Hacked

ADB Exploit Leaves Thousands Of Android Devices Exposed To Attackers

A network worm has surfaced on Android devices that exploits Android Debug Bridge (ADB) feature of the mobile OS – a feature that is enabled by default by phone manufacturers.

Security researcher Kevin Beaumont revealed this issue in a blog post stating that ADB is completely unauthenticated and thousands of Android devices connected to the internet are currently being exploited through this vulnerability.

How does the exploitation take place?

Hardware manufacturers ship their products with Android Debug Bridge left enabled, and the service listens to TCP port 5555 through which anyone can connect to a device over the internet.

“However, to enable it — in theory — you have to physically connect to a device using USB and first enable the Debug Bridge,” says Kevin.

Given that ADB is a troubleshooting utility, it allows a user to access several sensitive tools, including a Unix shell. Exploiting this very feature, a cryptocurrency miner called ADB.Miner worm spread to several devices in February. It could scan for new devices to infect by using port 5555.

The risks at stake

According to Kevin, there are thousands of Android-based devices still exposed online. Anybody connected to a device running ADB can execute commands remotely.
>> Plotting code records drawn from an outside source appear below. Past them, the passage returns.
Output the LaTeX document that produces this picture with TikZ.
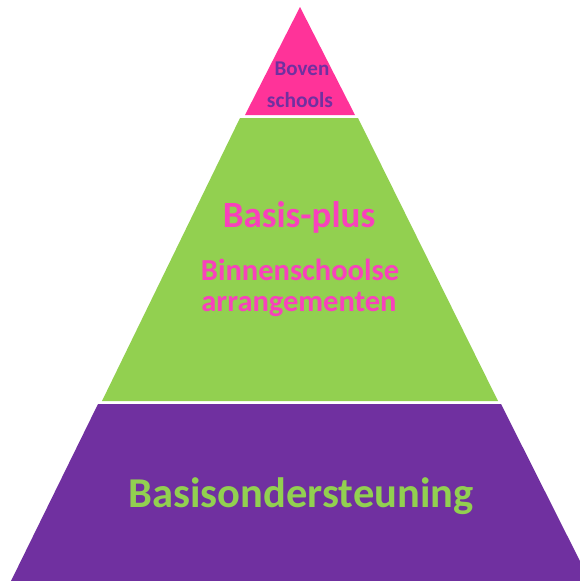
\documentclass[tikz,border=0pt]{standalone}
\usepackage{fontspec}
\setmainfont{Carlito}
\usepackage{xcolor}
\definecolor{toppink}{HTML}{FF3399}
\definecolor{textpink}{HTML}{F841BC}
\definecolor{midgreen}{HTML}{92D050}
\definecolor{basepurple}{HTML}{7030A0}

\begin{document}
\begin{tikzpicture}[x=1pt,y=-1pt]
	\tikzset{lbl/.style = {anchor=base, inner sep=0pt, font=\bfseries}}
	\useasboundingbox (0,0) rectangle (580,581);
	\clip (0,0) rectangle (580,581);
    % layers
	\fill[toppink] (300,7) -- (355,115) -- (245,115) -- cycle;
	\fill[midgreen] (240,118) -- (358,118) -- (498,401) -- (102,401) -- cycle;
	\fill[basepurple] (98,404) -- (501,404) -- (590,581) -- (11,581) -- cycle;
    % texts
	\node[lbl, text=basepurple] (boven) at (302,75) {\fontsize{21}{24}\selectfont Boven};
	\node[lbl, text=basepurple] (schools) at (300,107) {\fontsize{21.5}{24}\selectfont schools};
	\node[lbl, text=textpink] (plus) at (299,227) {\fontsize{37}{40}\selectfont Basis-plus};
	\node[lbl, text=textpink] (binnen) at (300,280) {\fontsize{30.5}{34}\selectfont Binnenschoolse};
	\node[lbl, text=textpink] (arrang) at (299,311) {\fontsize{30.5}{34}\selectfont arrangementen};
	\node[lbl, text=midgreen] (basis) at (301,507) {\fontsize{42.5}{48}\selectfont Basisondersteuning};
\end{tikzpicture}
\end{document}
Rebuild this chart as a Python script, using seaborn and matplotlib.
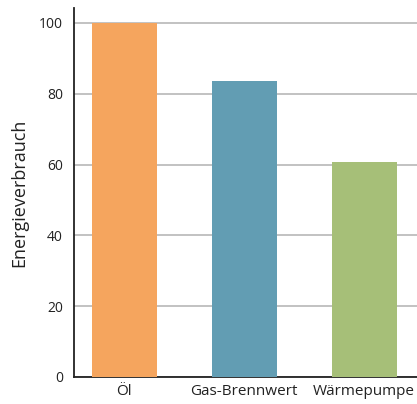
import matplotlib
matplotlib.use("Agg")
import matplotlib.pyplot as plt
import seaborn as sns
import pandas as pd

# data
categories = ["Öl", "Gas-Brennwert", "Wärmepumpe"]
values = [100, 83.5, 60.7]
colors = ["#F5A55E", "#629DB3", "#A6BF78"]

df = pd.DataFrame({"Heizung": categories, "Energieverbrauch": values})

sns.set_style("white")
plt.rcParams["font.family"] = ["Open Sans", "DejaVu Sans"]

fig = plt.figure(figsize=(4.17, 4.04), dpi=100)
ax = fig.add_axes([74 / 417, 27 / 404, 1 - 74 / 417, 369 / 404])

sns.barplot(data=df, x="Heizung", y="Energieverbrauch", hue="Heizung",
            palette=colors, width=0.545, saturation=1, legend=False, ax=ax,
            linewidth=0, edgecolor="none", zorder=3)

ax.set_xlim(-0.42, 2.44)
ax.set_ylim(0, 104.2)
ax.set_yticks([0, 20, 40, 60, 80, 100])
ax.yaxis.grid(True, color="#bdbdbd", linewidth=1.3, zorder=0)
ax.set_axisbelow(True)

for s in ["top", "right"]:
    ax.spines[s].set_visible(False)
for s in ["left", "bottom"]:
    ax.spines[s].set_color("#222222")
    ax.spines[s].set_linewidth(1.3)

ax.tick_params(axis="y", length=0, labelsize=10, colors="#222222", pad=8)
ax.tick_params(axis="x", length=0, labelsize=11, colors="#222222", pad=5)
ax.set_xlabel("")
ax.set_ylabel("Energieverbrauch", fontsize=13, color="#222222", labelpad=8)

fig.savefig("out.png", dpi=100)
“This is highly problematic as it allows anybody — without any password — to remotely access these devices as ‘root’ — the administrator mode — and then silently install software and execute malicious functions.”

ADB.Miner is still active

The ADB.Miner worm that was first spotted in February by Qihoo 360 Netlab is very much alive, and the scanning activity on port 5555 hasn’t yet stopped. Millions of scans recorded in the last month itself.

“Using data from Qihoo 360’s Netlab – which features extracts from Netflow data in ISPs and transit providers – we can see massive amounts of port 5555 traffic arriving live.” Kevin added.

The solution

Kevin advises Android device owners to disable the ADB interface immediately. “These are not problems with Android Debug Bridge itself,” said Kevin. “ADB is not designed to be deployed in this manner.”

He also added that vendors should not ship products with Android Debug Bridge enabled over a network because it leads to the creation of a Root Bridge – a situation where anybody can misuse devices.